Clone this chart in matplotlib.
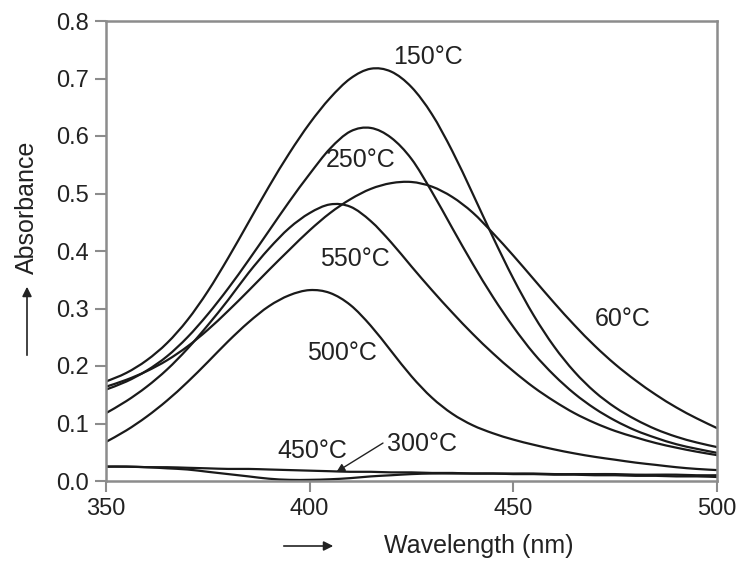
import numpy as np
import matplotlib
matplotlib.use("Agg")
import matplotlib.pyplot as plt
from matplotlib.path import Path
from matplotlib.patches import PathPatch, FancyArrowPatch

plt.rcParams['font.family'] = ['Liberation Sans', 'DejaVu Sans']

wavelength = np.arange(350, 501, 5)

a_60 = [0.164, 0.176, 0.191, 0.210, 0.234, 0.263, 0.296, 0.331, 0.367, 0.402, 0.436,
        0.466, 0.490, 0.508, 0.518, 0.520, 0.512, 0.494, 0.467, 0.431, 0.392,
        0.351, 0.310, 0.271, 0.235, 0.203, 0.175, 0.150, 0.128, 0.109, 0.092]
a_150 = [0.173, 0.188, 0.210, 0.240, 0.280, 0.330, 0.388, 0.450, 0.512, 0.570, 0.622,
         0.666, 0.700, 0.717, 0.712, 0.685, 0.638, 0.574, 0.500, 0.424, 0.352,
         0.288, 0.234, 0.190, 0.155, 0.128, 0.107, 0.090, 0.077, 0.067, 0.059]
a_250 = [0.159, 0.173, 0.192, 0.217, 0.250, 0.290, 0.335, 0.384, 0.435, 0.486, 0.534,
         0.578, 0.608, 0.614, 0.597, 0.560, 0.503, 0.440, 0.378, 0.320, 0.268,
         0.222, 0.184, 0.152, 0.126, 0.105, 0.088, 0.075, 0.064, 0.056, 0.049]
a_550 = [0.118, 0.139, 0.164, 0.194, 0.230, 0.271, 0.315, 0.362, 0.404, 0.440, 0.466,
         0.481, 0.477, 0.452, 0.415, 0.373, 0.332, 0.293, 0.256, 0.222, 0.191,
         0.163, 0.139, 0.118, 0.101, 0.087, 0.076, 0.066, 0.058, 0.051, 0.045]
a_500 = [0.068, 0.088, 0.112, 0.140, 0.172, 0.207, 0.243, 0.276, 0.304, 0.323, 0.332,
         0.327, 0.306, 0.270, 0.226, 0.182, 0.145, 0.117, 0.097, 0.083, 0.072,
         0.063, 0.055, 0.048, 0.042, 0.037, 0.032, 0.028, 0.024, 0.021, 0.019]
a_300 = [0.025, 0.025, 0.024, 0.024, 0.023, 0.022, 0.021, 0.021, 0.020, 0.019, 0.018,
         0.017, 0.016, 0.016, 0.015, 0.015, 0.014, 0.014, 0.013, 0.013, 0.013,
         0.013, 0.012, 0.012, 0.012, 0.012, 0.011, 0.011, 0.011, 0.010, 0.010]
a_450 = [0.025, 0.025, 0.024, 0.022, 0.020, 0.016, 0.012, 0.008, 0.004, 0.002, 0.002,
         0.003, 0.005, 0.008, 0.010, 0.012, 0.013, 0.013, 0.013, 0.013, 0.012,
         0.012, 0.011, 0.011, 0.010, 0.010, 0.009, 0.009, 0.008, 0.008, 0.007]

series = [a_60, a_150, a_250, a_550, a_500, a_300, a_450]

x_ticks = [350, 400, 450, 500]
y_ticks = [0.0, 0.1, 0.2, 0.3, 0.4, 0.5, 0.6, 0.7, 0.8]


def smooth_path(x, y):
    """Excel-style smoothed line: Catmull-Rom through the data points as Bezier."""
    p = np.column_stack([x, y]).astype(float)
    ext = np.vstack([p[0], p, p[-1]])
    verts = [p[0]]
    codes = [Path.MOVETO]
    for i in range(len(p) - 1):
        p0, p1, p2, p3 = ext[i], ext[i + 1], ext[i + 2], ext[i + 3]
        c1 = p1 + (p2 - p0) / 6.0
        c2 = p2 - (p3 - p1) / 6.0
        verts += [c1, c2, p2]
        codes += [Path.CURVE4] * 3
    return Path(verts, codes)


fig = plt.figure(figsize=(7.36, 5.61), dpi=100)
ax = fig.add_axes([106/736, 80/561, 611/736, 460/561])

for s in series:
    patch = PathPatch(smooth_path(wavelength, s), fill=False, edgecolor='#1a1a1a',
                      lw=1.6, transform=ax.transData, capstyle='round', joinstyle='round')
    ax.add_patch(patch)

ax.set_xlim(350, 500)
ax.set_ylim(0, 0.8)
ax.set_xticks(x_ticks)
ax.set_yticks(y_ticks)
ax.set_yticklabels([f"{v:.1f}" for v in y_ticks])
for sp in ax.spines.values():
    sp.set_color('#8c8c8c')
    sp.set_linewidth(1.8)
ax.tick_params(axis='both', direction='out', length=8, width=1.5, color='#8c8c8c',
               labelsize=17, labelcolor='#222222', pad=4)

fs = 18
tc = '#222222'
ax.text(429, 0.737, "150°C", fontsize=fs, color=tc, ha='center', va='center')
ax.text(412.4, 0.558, "250°C", fontsize=fs, color=tc, ha='center', va='center')
ax.text(411.1, 0.386, "550°C", fontsize=fs, color=tc, ha='center', va='center')
ax.text(407.9, 0.223, "500°C", fontsize=fs, color=tc, ha='center', va='center')
ax.text(476.9, 0.282, "60°C", fontsize=fs, color=tc, ha='center', va='center')
ax.text(400.6, 0.052, "450°C", fontsize=fs, color=tc, ha='center', va='center')
ax.text(427.6, 0.064, "300°C", fontsize=fs, color=tc, ha='center', va='center')
ax.annotate("", xy=(406.6, 0.016), xytext=(418.0, 0.066),
            arrowprops=dict(arrowstyle='-|>', color='#222222', lw=1.0,
                            mutation_scale=12, shrinkA=0, shrinkB=0))

# axis labels with arrows
fig.text(27/736, 1 - 207/561, "Absorbance", rotation=90, fontsize=fs, color=tc,
         ha='center', va='center')
fig.add_artist(FancyArrowPatch(
    (27/736, 1 - 358/561), (27/736, 1 - 284/561), transform=fig.transFigure,
    arrowstyle='-|>', mutation_scale=14, color='#222222', lw=1.2))
fig.text(479/736, 1 - 546/561, "Wavelength (nm)", fontsize=fs, color=tc,
         ha='center', va='center')
fig.add_artist(FancyArrowPatch(
    (281/736, 1 - 546/561), (336/736, 1 - 546/561), transform=fig.transFigure,
    arrowstyle='-|>', mutation_scale=14, color='#222222', lw=1.2))

fig.savefig("out.png", dpi=100)
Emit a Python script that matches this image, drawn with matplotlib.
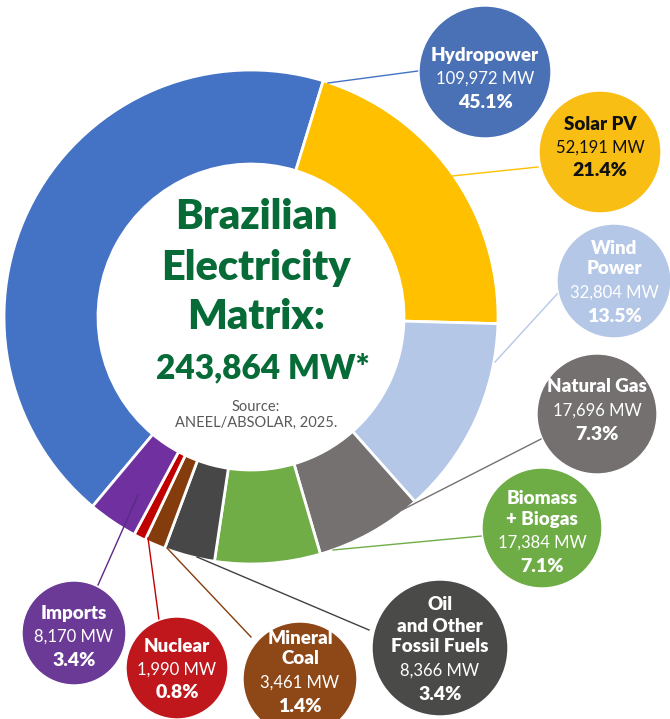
import matplotlib
matplotlib.use("Agg")
import matplotlib.pyplot as plt
from matplotlib.patches import Circle

# data (MW, installed capacity; imports are not part of the total)
sources = ["Hydropower", "Solar PV", "Wind\nPower", "Natural Gas", "Biomass\n+ Biogas",
           "Oil\nand Other\nFossil Fuels", "Mineral\nCoal", "Nuclear", "Imports"]
capacity_mw = [109972, 52191, 32804, 17696, 17384, 8366, 3461, 1990, 8170]
share_pct = [45.1, 21.4, 13.5, 7.3, 7.1, 3.4, 1.4, 0.8, 3.4]
total_mw = 243864

wedge_colors = ["#4472C4", "#FFC000", "#B4C7E7", "#767171", "#70AD47",
                "#474747", "#843C0C", "#C00000", "#7030A0"]
bubble_colors = ["#4A70B5", "#F9BE14", "#B4C7E7", "#757070", "#6EAD46",
                 "#4A4A48", "#8E4716", "#C0171C", "#6A3A96"]
text_colors = ["white", "#111111", "white", "white", "white", "white", "white", "white", "white"]
line_colors = ["#4472C4", "#FFC000", "#B4C7E7", "#767171", "#70AD47",
               "#404040", "#843C0C", "#C00000", "#5A2A86"]

# layout in pixel coords (y measured from top)
W, H = 670, 719
cx, cy, r_out, r_in = 251, 317, 247, 153
bubble_xy = [(485, 72), (600, 152), (614, 281), (597, 414), (542, 528),
             (440, 648), (300, 679), (177, 668), (74, 633)]
bubble_r = [66, 61, 57, 60, 60, 68, 57, 51, 52]
first_line_y = [55, 124, 248, 387, 498, 605, 638, 646, 613]
leaders = [((328, 83), (418, 71)), ((452, 176), (538, 167)), ((495, 362), (558, 293)),
           ((402, 510), (543, 438)), ((333, 550), (482, 536)), ((197, 557), (369, 630)),
           ((167, 548), (251, 637)), ((148, 538), (159, 620)), ((138, 495), (98, 585))]


def Y(y):
    return H - y


plt.rcParams["font.family"] = ["Lato", "DejaVu Sans"]
fig = plt.figure(figsize=(W / 100, H / 100), dpi=100)
ax = fig.add_axes([0, 0, 1, 1])

total_all = sum(capacity_mw)
start = 90 - 17 + 360 * capacity_mw[0] / total_all
ax.pie(capacity_mw, colors=wedge_colors, center=(cx, Y(cy)), radius=r_out,
       startangle=start, counterclock=False, frame=True,
       wedgeprops=dict(width=r_out - r_in, edgecolor="white", linewidth=2))

for (p0, p1), c in zip(leaders, line_colors):
    ax.plot([p0[0], p1[0]], [Y(p0[1]), Y(p1[1])], color=c, lw=1, zorder=3)

for i, name in enumerate(sources):
    bx, by = bubble_xy[i]
    ax.add_patch(Circle((bx, Y(by)), bubble_r[i], facecolor=bubble_colors[i],
                        edgecolor="white", lw=1, zorder=4))
    y = first_line_y[i]
    for part in name.split("\n"):
        ax.text(bx, Y(y), part, ha="center", va="center", fontsize=13.5,
                fontweight=800, color=text_colors[i], zorder=5)
        y += 21
    y += 3
    ax.text(bx, Y(y), f"{capacity_mw[i]:,} MW", ha="center", va="center",
            fontsize=12, fontweight="normal", color=text_colors[i], zorder=5)
    y += 23
    ax.text(bx, Y(y), f"{share_pct[i]:.1f}%", ha="center", va="center",
            fontsize=14, fontweight=800, color=text_colors[i], zorder=5)

green = "#066B36"
for t, yy in zip(["Brazilian", "Electricity", "Matrix:"], [217, 268, 317]):
    ax.text(cx + 5, Y(yy), t, ha="center", va="center", fontsize=30,
            fontweight=800, color=green)
ax.text(cx + 12, Y(368), f"{total_mw:,} MW*", ha="center", va="center",
        fontsize=24, fontweight=800, color=green)
ax.text(cx + 5, Y(407), "Source:", ha="center", va="center", fontsize=10.5, color="#595959")
ax.text(cx + 5, Y(423), "ANEEL/ABSOLAR, 2025.", ha="center", va="center",
        fontsize=10.5, color="#595959")

ax.set_xlim(0, W)
ax.set_ylim(0, H)
ax.set_aspect("equal")
ax.axis("off")
fig.savefig("out.png", dpi=100)
plt.close()
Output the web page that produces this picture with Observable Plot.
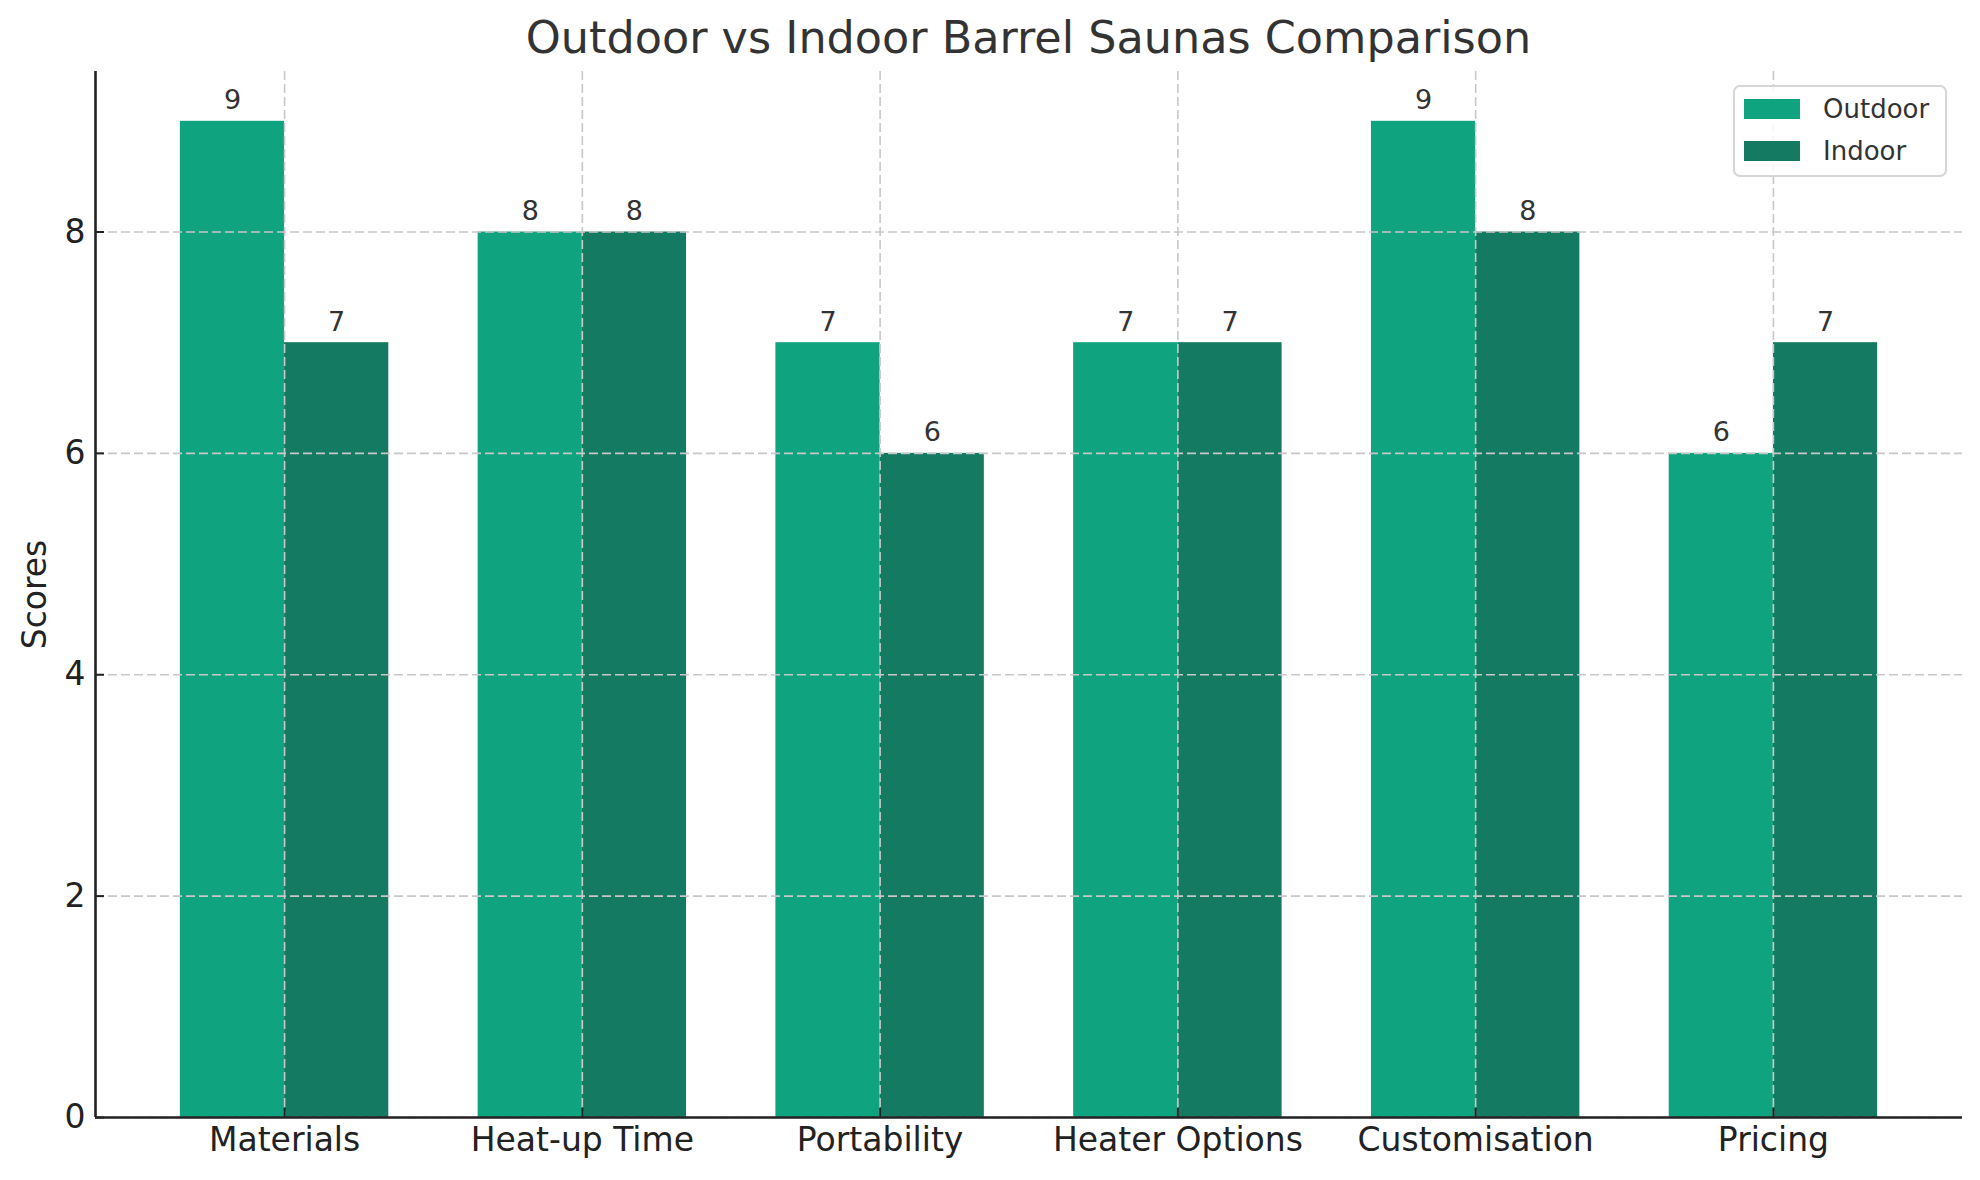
<!DOCTYPE html>
<html>
<head>
<meta charset="utf-8">
<script src="https://cdn.jsdelivr.net/npm/d3@7"></script>
<script src="https://cdn.jsdelivr.net/npm/@observablehq/plot@0.6"></script>
<style>
  html, body { margin: 0; padding: 0; background: #fff; }
  #wrap { position: relative; width: 1980px; height: 1180px; font-family: "DejaVu Sans", sans-serif; }
  #title { position: absolute; left: 95px; width: 1867px; top: 10px; text-align: center; font-size: 44.5px; color: #333; line-height: 56px; }
  #legend { position: absolute; left: 1733px; top: 85px; width: 210px; height: 88px; border: 2px solid #d6d6d6; border-radius: 7px; background: rgba(255,255,255,0.85); }
  .row { position: absolute; left: 0; height: 30px; display: flex; align-items: center; }
  .sw { width: 56px; height: 20px; margin-left: 9px; }
  .lab { margin-left: 23px; font-size: 26px; color: #333; }
</style>
</head>
<body>
<div id="wrap">
  <div id="chart"></div>
  <div id="title">Outdoor vs Indoor Barrel Saunas Comparison</div>
  <div id="legend"></div>
</div>
<script>
const categories = ["Materials", "Heat-up Time", "Portability", "Heater Options", "Customisation", "Pricing"];
const outdoor = [9, 8, 7, 7, 9, 6];
const indoor = [7, 8, 6, 7, 8, 7];
const seriesNames = ["Outdoor", "Indoor"];
const seriesColors = ["#10a37f", "#157a62"];
const yTicks = [0, 2, 4, 6, 8];

const barW = 0.35;
const data = [];
categories.forEach((c, i) => {
  data.push({i, series: "Outdoor", value: outdoor[i], x1: i - barW, x2: i});
  data.push({i, series: "Indoor", value: indoor[i], x1: i, x2: i + barW});
});

const xPad = 0.05 * (categories.length - 1 + 2 * barW);
const xDomain = [-barW - xPad, categories.length - 1 + barW + xPad];
const yMax = d3.max([...outdoor, ...indoor]) * 1.05;

const gridStyle = {stroke: "#c8c8c8", strokeOpacity: 1, strokeWidth: 1.6, strokeDasharray: "9,4"};

const chart = Plot.plot({
  width: 1980,
  height: 1180,
  marginTop: 71,
  marginBottom: 63,
  marginLeft: 95,
  marginRight: 18,
  style: {fontFamily: "DejaVu Sans, sans-serif", background: "white"},
  x: {type: "linear", domain: xDomain},
  y: {domain: [0, yMax]},
  color: {domain: seriesNames, range: seriesColors},
  marks: [
    Plot.rect(data, {x1: "x1", x2: "x2", y1: 0, y2: "value", fill: "series"}),
    Plot.gridX(d3.range(categories.length), gridStyle),
    Plot.gridY(yTicks, gridStyle),
    Plot.axisY({ticks: yTicks, tickSize: 0, tickPadding: 10, fontSize: 33, fill: "#222", label: null}),
    Plot.axisY({ticks: yTicks, tickSize: 9, dx: 9, text: null, stroke: "#222", strokeWidth: 2, label: null}),
    Plot.axisX({ticks: d3.range(categories.length), tickFormat: i => categories[i], tickSize: 0, tickPadding: 10, fontSize: 33, fill: "#222", label: null}),
    Plot.axisX({ticks: d3.range(categories.length), tickSize: 9, dy: -9, text: null, stroke: "#222", strokeWidth: 2, label: null}),
    Plot.ruleY([0], {stroke: "#222", strokeWidth: 2.6}),
    Plot.ruleX([xDomain[0]], {stroke: "#222", strokeWidth: 2.6}),
    Plot.text(data, {x: d => (d.x1 + d.x2) / 2, y: "value", text: d => String(d.value), textAnchor: "middle", lineAnchor: "bottom", dy: -12, fontSize: 27, fill: "#333"}),
    Plot.text(["Scores"], {frameAnchor: "left", dx: -60, rotate: -90, textAnchor: "middle", fontSize: 33, fill: "#222"})
  ]
});
document.getElementById("chart").appendChild(chart);

const legend = document.getElementById("legend");
seriesNames.forEach((s, k) => {
  const row = document.createElement("div");
  row.className = "row";
  row.style.top = (7 + k * 42) + "px";
  const sw = document.createElement("div");
  sw.className = "sw";
  sw.style.background = seriesColors[k];
  const lab = document.createElement("div");
  lab.className = "lab";
  lab.textContent = s;
  row.appendChild(sw);
  row.appendChild(lab);
  legend.appendChild(row);
});
</script>
</body>
</html>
··········
AIM
Exactly and only the lines from the top of the records down to the line containing "wavelength = np.arange(350, 501, 5)" should be transcribed, please, without the pictures.

EXERCISE RESULT
Clone this chart in matplotlib.
import numpy as np
import matplotlib
matplotlib.use("Agg")
import matplotlib.pyplot as plt
from matplotlib.path import Path
from matplotlib.patches import PathPatch, FancyArrowPatch

plt.rcParams['font.family'] = ['Liberation Sans', 'DejaVu Sans']

wavelength = np.arange(350, 501, 5)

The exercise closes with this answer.